Currently in her third year at BC, Oh acknowledged that the University is different, culturally, than other places at which she has worked. “It’s a more conservative student body, less politically active, more homogeneous,” she said. “I think I was most struck by, at the beginning of this academic year, when I heard about this horrible result [of] women graduating with lower self-esteem, but also, we were having an enrollment drop in the history department-particularly among women.” She went on to say that the idea of a Feminist Coming Out Day was due in part to her concern about why women were not taking history classes. While she admitted that the connection between a lack of feminist dialogue on campus and dropping enrollment in the history department might not be direct, Oh said that she was curious as to how it affected the way in which female students approached their education.

“Feminist Coming Out Day-it was just this idea that I had,” Oh said. “I mentioned it in passing to my chair, Robin Fleming-on a Friday afternoon, at like 4:30-and by Wednesday we had the money we needed for the buttons, and by Friday we were all organized and ready to go.” Approximately 1,500 buttons were purchased for the event, according to Oh, and she estimated that at least 1,000 were distributed on or before Monday. Funding for the buttons came from the English, sociology, and theology departments, as well as the Institute for Liberal Arts and the Women’s Resource Center (WRC). Informational sheets that were given to the faculty, staff, and students distributing the buttons emphasized the atmosphere that Feminist Coming Out Day was intended to encourage. “We want this to be a fun, educational event, one that we hope will begin a much needed conversation on campus about student culture and about women’s lives at BC,” the sheet read. “What we do not want is for anyone to feel coerced or pressured into wearing one of these buttons.”

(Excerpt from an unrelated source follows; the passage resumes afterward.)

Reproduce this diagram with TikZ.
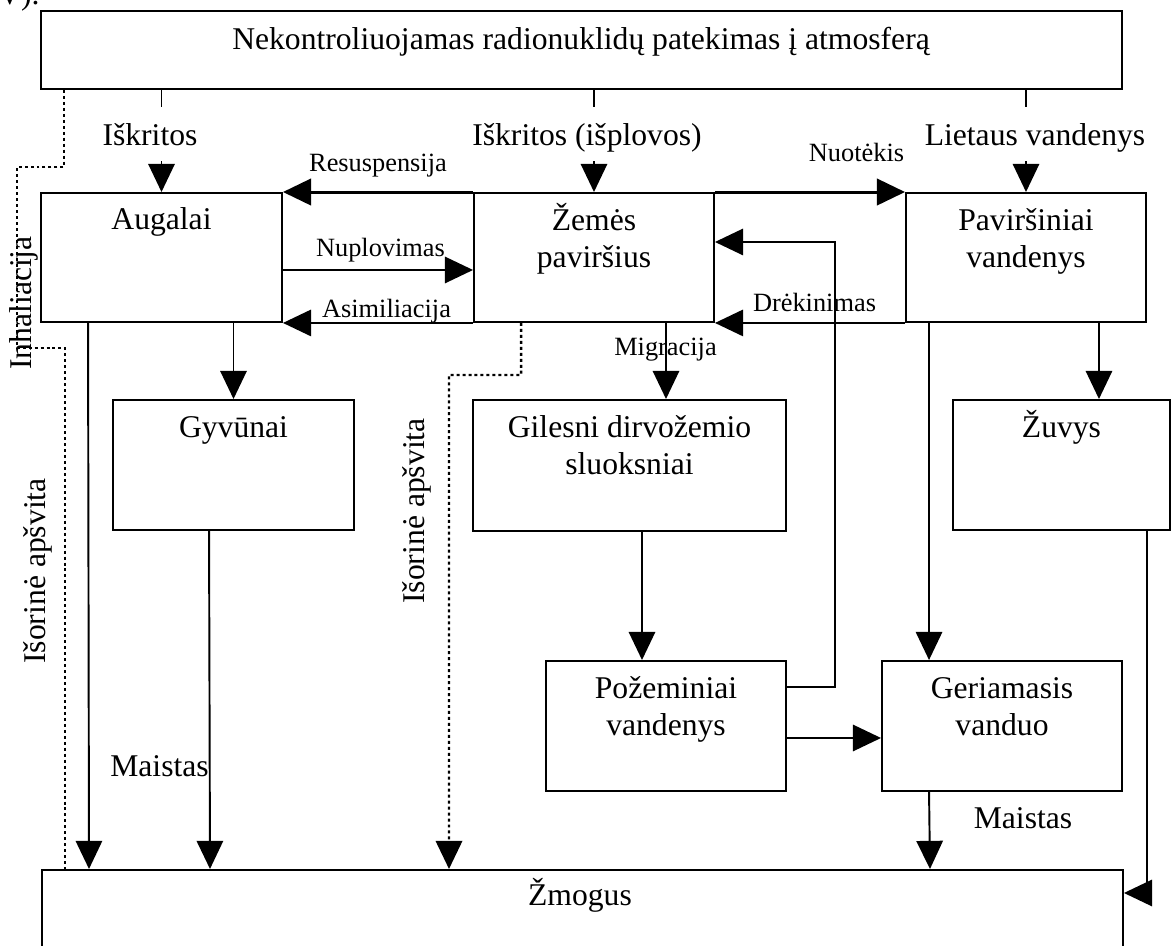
\documentclass[tikz,border=0pt]{standalone}
\usepackage{fontspec}
\setmainfont{Liberation Serif}
\usetikzlibrary{arrows.meta}

\begin{document}
\begin{tikzpicture}[
	box/.style={draw, line width=1.1pt, inner sep=0pt},
	txt/.style={font=\fontsize{18}{21.6}\selectfont, align=center, inner sep=0pt, anchor=base},
	small/.style={font=\fontsize{15}{18}\selectfont, inner sep=0pt, anchor=base},
	fall/.style={font=\fontsize{18}{21.6}\selectfont, inner sep=0pt, anchor=base, text height=0.78cm, text depth=0.30cm},
	arr/.style={line width=1.1pt, -{Triangle[length=16pt,width=15pt]}},
	thickarr/.style={line width=1.7pt, -{Triangle[length=16pt,width=15pt]}},
	expo/.style={line width=1.4pt, dash pattern=on 1.7pt off 1.7pt},
]
\useasboundingbox (0,0) rectangle (23.44,18.92);
% the boxes
\node[box, minimum width=21.62cm, minimum height=1.56cm] (src) at (11.63,17.92) {};
\node[box, minimum width=4.82cm, minimum height=2.58cm] (aug) at (3.23,13.77) {};
\node[box, minimum width=4.80cm, minimum height=2.58cm] (zem) at (11.88,13.77) {};
\node[box, minimum width=4.80cm, minimum height=2.58cm] (pav) at (20.52,13.77) {};
\node[box, minimum width=4.82cm, minimum height=2.60cm] (gyv) at (4.67,9.62) {};
\node[box, minimum width=6.26cm, minimum height=2.62cm] (gil) at (12.59,9.61) {};
\node[box, minimum width=4.34cm, minimum height=2.60cm] (zuv) at (21.23,9.62) {};
\node[box, minimum width=4.80cm, minimum height=2.60cm] (poz) at (13.32,4.40) {};
\node[box, minimum width=4.80cm, minimum height=2.60cm] (ger) at (20.04,4.40) {};
\node[box, minimum width=21.62cm, minimum height=2cm, anchor=north west] (zmo) at (0.82,1.54) {};
% texts of the boxes (two lines: last baseline)
\node[txt, anchor=base west] (frag) at (-0.04,18.82) {V).};
\node[txt] (srct) at (11.62,17.92) {Nekontroliuojamas radionuklidų patekimas į atmosferą};
\node[txt] (augt) at (3.23,14.32) {Augalai};
\node[txt] (zemt) at (11.88,13.56) {Žemės\\paviršius};
\node[txt] (pavt) at (20.52,13.56) {Paviršiniai\\vandenys};
\node[txt] (gyvt) at (4.67,10.16) {Gyvūnai};
\node[txt] (gilt) at (12.59,9.42) {Gilesni dirvožemio\\sluoksniai};
\node[txt] (zuvt) at (21.23,10.16) {Žuvys};
\node[txt] (pozt) at (13.32,4.20) {Požeminiai\\vandenys};
\node[txt] (gert) at (20.04,4.20) {Geriamasis\\vanduo};
\node[txt] (zmot) at (11.60,0.80) {Žmogus};
% labels
\node[fall] (isk) at (3.00,16.00) {Iškritos};
\node[fall] (ispl) at (11.74,16.00) {Iškritos (išplovos)};
\node[fall] (liet) at (20.70,16.00) {Lietaus vandenys};
\node[small] (resu) at (7.56,15.48) {Resuspensija};
\node[small] (nupl) at (7.61,13.78) {Nuplovimas};
\node[small] (asim) at (7.73,12.56) {Asimiliacija};
\node[small] (nuot) at (17.13,15.68) {Nuotėkis};
\node[small] (drek) at (16.29,12.68) {Drėkinimas};
\node[small] (migr) at (13.31,11.80) {Migracija};
\node[txt] (mai1) at (3.19,3.38) {Maistas};
\node[txt] (mai2) at (20.46,2.34) {Maistas};
\node[txt, rotate=90] (inh) at (0.62,12.86) {Inhaliacija};
\node[txt, rotate=90] (iso1) at (0.90,7.50) {Išorinė apšvita};
\node[txt, rotate=90] (iso2) at (8.48,8.70) {Išorinė apšvita};
% fallout
\draw[line width=1.1pt] (src.south -| aug.north) -- (isk.north -| aug.north);
\draw[arr] (isk.south -| aug.north) -- (aug.north);
\draw[line width=1.1pt] (src.south -| zem.north) -- (ispl.north -| zem.north);
\draw[arr] (ispl.south -| zem.north) -- (zem.north);
\draw[line width=1.1pt] (src.south -| pav.north) -- (liet.north -| pav.north);
\draw[arr] (liet.south -| pav.north) -- (pav.north);
% between plants, soil and water
\draw[thickarr] (zem.north west) -- (aug.north east);
\draw[arr] ([yshift=-0.25cm]aug.east) -- ([yshift=-0.25cm]zem.west);
\draw[arr] (zem.south west) -- (aug.south east);
\draw[thickarr] (zem.north east) -- (pav.north west);
\draw[arr] (pav.south west) -- (zem.south east);
\draw[arr] ([yshift=0.78cm]poz.east) -- ++(0.96,0) |- ([yshift=0.31cm]zem.east);
% downwards
\draw[arr] (aug.south -| gyv.north) -- (gyv.north);
\draw[arr] (zem.south -| poz.north) -- (gil.north -| poz.north);
\draw[arr] ([xshift=0.25cm]gil.south) -- ([xshift=-0.48cm]poz.north);
\draw[arr] ([yshift=-0.24cm]poz.east) -- ([yshift=-0.24cm]ger.west);
\draw[arr] ([xshift=0.48cm]pav.south west) -- ([xshift=0.96cm]ger.north west);
\draw[arr] ([xshift=-0.96cm]pav.south east) -- ([xshift=-1.44cm]zuv.north east);
% to man
\draw[arr] ([xshift=0.96cm]aug.south west) -- ([xshift=0.96cm]zmo.north west);
\draw[arr] ([xshift=1.94cm]gyv.south west) -- ([xshift=3.38cm]zmo.north west);
\draw[arr] ([xshift=0.96cm]ger.south west) -- ([xshift=17.78cm]zmo.north west);
\draw[arr] ([xshift=-0.48cm]zuv.south east) |- ([yshift=-0.48cm]zmo.north east);
% exposure, dotted
\draw[expo] ([xshift=0.48cm]src.south west) |- (0.34,15.58) |- (1.30,11.96) -- ([xshift=0.48cm]zmo.north west);
\draw[expo, -{Triangle[length=16pt,width=15pt]}] ([xshift=0.96cm]zem.south west) |- (8.98,11.42) -- ([xshift=8.16cm]zmo.north west);
\end{tikzpicture}
\end{document}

Many issues with the term “feminism,” especially the stigma that it often carries, are based on the varied ways in which people define it. “I hear a lot of, ‘I’m not a feminist, but…’ or, ‘Feminism-isn’t that like, you know, being militant, or angry?'” Oh said. “It’s extremely uncritical. I think that there’s a continuum, because I think there’s a lot of students who say, ‘I’m not a feminist, but-‘ and they’re clearly feminist, they just haven’t embraced the term.” In other ways, however, the division within the student body is more clear-cut. When gathering feedback from the undergraduates who distributed the buttons, Oh said, she heard a variety of experiences that students had while trying to give them out-some encountered no trouble at all, while others got unexpected pushback, from freshman women in particular. She said that in many cases, people are so defensive about the word “feminism” they may not even have a clear idea of what the word means.

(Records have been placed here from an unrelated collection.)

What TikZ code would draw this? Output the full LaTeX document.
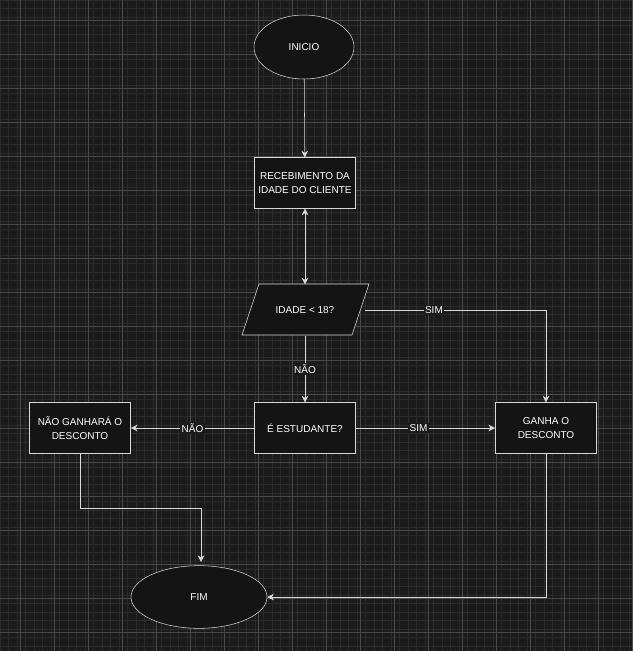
\documentclass[tikz,border=0pt]{standalone}
\usepackage{fontspec}
\setmainfont{Liberation Sans}
\usetikzlibrary{arrows.meta,shapes.geometric}
\definecolor{bgdark}{HTML}{1B1B1B}
\definecolor{boxfill}{HTML}{141414}
\tikzset{
    box/.style={draw=white!85!black, fill=boxfill, text=white, minimum width=76pt, minimum height=38pt, align=center, inner sep=2pt}, % caixas
    term/.style={ellipse, draw=white!85!black, fill=boxfill, text=white}, % inicio e fim
    flow/.style={draw=white!85!black, -{Stealth[length=5pt,width=5pt]}},
    tag/.style={fill=bgdark, text=white, inner sep=1pt}
}
\begin{document}
\begin{tikzpicture}[x=0.75pt, y=-0.75pt, font=\fontsize{7.5}{10}\selectfont]
    \fill[bgdark] (0,0) rectangle (633,651);
    \useasboundingbox (0,0) rectangle (633,651);
    \foreach \g in {0,8.5,...,651} {\draw[white!7!bgdark, line width=0.3pt] (\g,0) -- (\g,651) (0,\g) -- (633,\g);}
    \foreach \g in {20,54,...,651} {\draw[white!20!bgdark, line width=0.5pt] (\g,0) -- (\g,651) (0,\g) -- (633,\g);}

    \node[term, minimum width=75pt, minimum height=48pt] (inicio) at (304,47) {INICIO};
    \node[box] (receb) at (305,183) {RECEBIMENTO DA\\IDADE DO CLIENTE};
    % paralelogramo da decisao
    \fill[boxfill] (259,284) -- (369,284) -- (352,335) -- (242,335) -- cycle;
    \draw[white!85!black] (259,284) -- (369,284) -- (352,335) -- (242,335) -- cycle;
    \node[text=white, minimum width=90pt, minimum height=38pt, inner sep=0pt] (idade) at (305,310) {IDADE < 18?};
    \node[box] (estud) at (305,428) {É ESTUDANTE?};
    \node[box] (nao) at (80,428) {NÃO GANHARÁ O\\DESCONTO};
    \node[box] (ganha) at (546,428) {GANHA O\\DESCONTO};
    \node[term, minimum width=102pt, minimum height=47pt] (fim) at (199,597) {FIM};

    \draw[flow] (inicio) -- (receb);
    \draw[flow, {Stealth[length=5pt,width=5pt]}-{Stealth[length=5pt,width=5pt]}] (receb) -- (idade);
    \draw[flow] (idade.east) -- (546,310) node[tag, pos=0.38] {SIM} -- (ganha.north);
    \draw[flow] (idade) -- (estud) node[tag, midway] {NÃO};
    \draw[flow] (estud) -- (nao) node[tag, midway] {NÃO};
    \draw[flow] (estud) -- (ganha) node[tag, pos=0.45] {SIM};
    \draw[flow] (nao.south) -- (80,508) -- (201,508) -- (201,562);
    \draw[flow] (ganha.south) -- (546,597) -- (fim.east);
\end{tikzpicture}
\end{document}
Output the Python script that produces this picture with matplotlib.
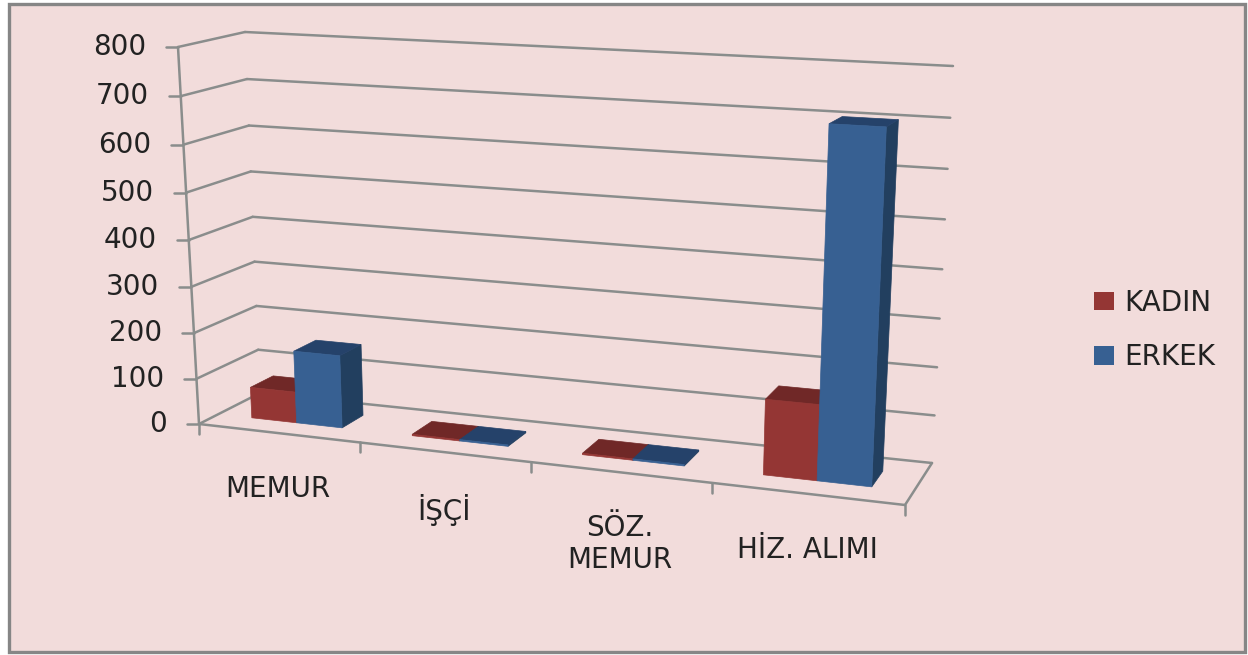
import matplotlib
matplotlib.use("Agg")
import matplotlib.pyplot as plt
from matplotlib.patches import Patch, Rectangle

categories = ["MEMUR", "İŞÇİ", "SÖZ.\nMEMUR", "HİZ. ALIMI"]
kadin = [68, 3, 3, 155]
erkek = [158, 3, 3, 703]
y_ticks = [0, 100, 200, 300, 400, 500, 600, 700, 800]

Y_MAX = 800
BG = "#f2dcdb"
GRID = "#8a8d8c"
RED = ("#943634", "#702827", "#5f2220")
BLUE = ("#376092", "#25426a", "#223f5f")

# koniec osi: (x, wartosc, glebokosc) -> piksele rzutu jak w wykresie 3D
FLB, FRB = (199, 424), (905, 505)
BLB, BRB = (260, 393), (932, 463)
FLT, FRT = (178, 47), (923, 82)
BLT, BRT = (245, 32), (953, 66)
PERSP_X = 1.129
PERSP_Y = 1.049
DEPTH_0, DEPTH_1 = 0.32, 0.70
BAR_W = 0.285


def warp(t, k):
    return t / (t + k * (1 - t))


def lerp(a, b, t):
    return (a[0] + (b[0] - a[0]) * t, a[1] + (b[1] - a[1]) * t)


def project(x, value, depth):
    s = warp(x / len(categories), PERSP_X)
    t = warp(value / Y_MAX, PERSP_Y)
    front = lerp(lerp(FLB, FRB, s), lerp(FLT, FRT, s), t)
    back = lerp(lerp(BLB, BRB, s), lerp(BLT, BRT, s), t)
    return lerp(front, back, depth)


def draw_bar(ax, x0, value, colors):
    x1 = x0 + BAR_W
    front = [project(x0, 0, DEPTH_0), project(x1, 0, DEPTH_0),
             project(x1, value, DEPTH_0), project(x0, value, DEPTH_0)]
    top = [project(x0, value, DEPTH_0), project(x1, value, DEPTH_0),
           project(x1, value, DEPTH_1), project(x0, value, DEPTH_1)]
    side = [project(x1, 0, DEPTH_0), project(x1, 0, DEPTH_1),
            project(x1, value, DEPTH_1), project(x1, value, DEPTH_0)]
    ax.fill(*zip(*side), color=colors[2], lw=0.5, zorder=3)
    ax.fill(*zip(*top), color=colors[1], lw=0.5, zorder=3)
    ax.fill(*zip(*front), color=colors[0], lw=0.5, zorder=3)


def line(ax, a, b):
    ax.plot([a[0], b[0]], [a[1], b[1]], color=GRID, lw=1.8, zorder=2,
            solid_capstyle="round")


plt.rcParams["font.family"] = ["DejaVu Sans"]
fig = plt.figure(figsize=(12.48, 6.55), dpi=100, facecolor="white")
ax = fig.add_axes([0, 0, 1, 1])
ax.set_xlim(0, 1248)
ax.set_ylim(655, 0)
ax.axis("off")

# tlo z ramka
ax.add_patch(Rectangle((8.5, 3.5), 1236, 648, facecolor=BG, edgecolor="#868686", lw=2.4))

# siatka: sciana tylna i lewa
n = len(categories)
for v in y_ticks:
    line(ax, project(0, v, 0), project(0, v, 1))
    line(ax, project(0, v, 1), project(n, v, 1))
    p = project(0, v, 0)
    line(ax, (p[0] - 12, p[1]), p)
    ax.text(p[0] - 32, p[1], str(v), ha="right", va="center", fontsize=20, color="#222222")

# os pionowa i podloga
line(ax, project(0, 0, 0), project(0, Y_MAX, 0))
line(ax, project(0, 0, 0), project(n, 0, 0))
line(ax, project(n, 0, 0), project(n, 0, 1))
for i in range(n + 1):
    p = project(i, 0, 0)
    line(ax, p, (p[0], p[1] + 10))

for i in range(n):
    center = i + 0.5
    draw_bar(ax, center - BAR_W, kadin[i], RED)
    draw_bar(ax, center, erkek[i], BLUE)
    p = project(center, 0, 0)
    ax.text(p[0], p[1] + 42, categories[i], ha="center", va="top", fontsize=20,
            color="#222222", linespacing=1.15)

handles = [Patch(facecolor=RED[0], label="KADIN"), Patch(facecolor=BLUE[0], label="ERKEK")]
ax.legend(handles=handles, loc="center left", bbox_to_anchor=(1094 / 1248, 1 - 330 / 655),
          frameon=False, fontsize=20, handlelength=0.72, handleheight=0.65,
          handletextpad=0.36, labelspacing=0.95, borderpad=0, borderaxespad=0,
          labelcolor="#222222")

fig.savefig("out.png", dpi=100)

While people are reluctant to call themselves feminist, Oh said, feminist critiques and analysis can offer students a valuable way to look at the world around them. “Being able to look at things and say, ‘This is about power, this is about recognizing that rape is rape, or recognizing that violence is violence,'” she said. “This Steubenville case, you have this guy testifying that he didn’t know it was rape, because it wasn’t violent and he thought rape was violent … ideas about rape and consent and women’s autonomy, all of this stuff can be helped by the recognition that feminism has something to offer women in identifying and coping and fighting back against these kinds of things.”

As far as she could tell from talking with undergraduates, Oh said, it seemed as though discussions about feminism in general, and consent and rape in particular, are absent on campus. “There are ways in which none of it gets talked about-or, things like hooking up get talked about in ways that emphasize morality, as opposed to what it might do psychologically to women, or how a hookup culture might affect women’s self-esteem,” she said. “I think that having this very narrow view of, ‘Our students are drinking and hooking up’-being limited to ‘this is good’ or ‘this is bad’-really does a disservice to men and women, because it ignores the entire question of, what happens to women and men as people, when this is the way they interact.”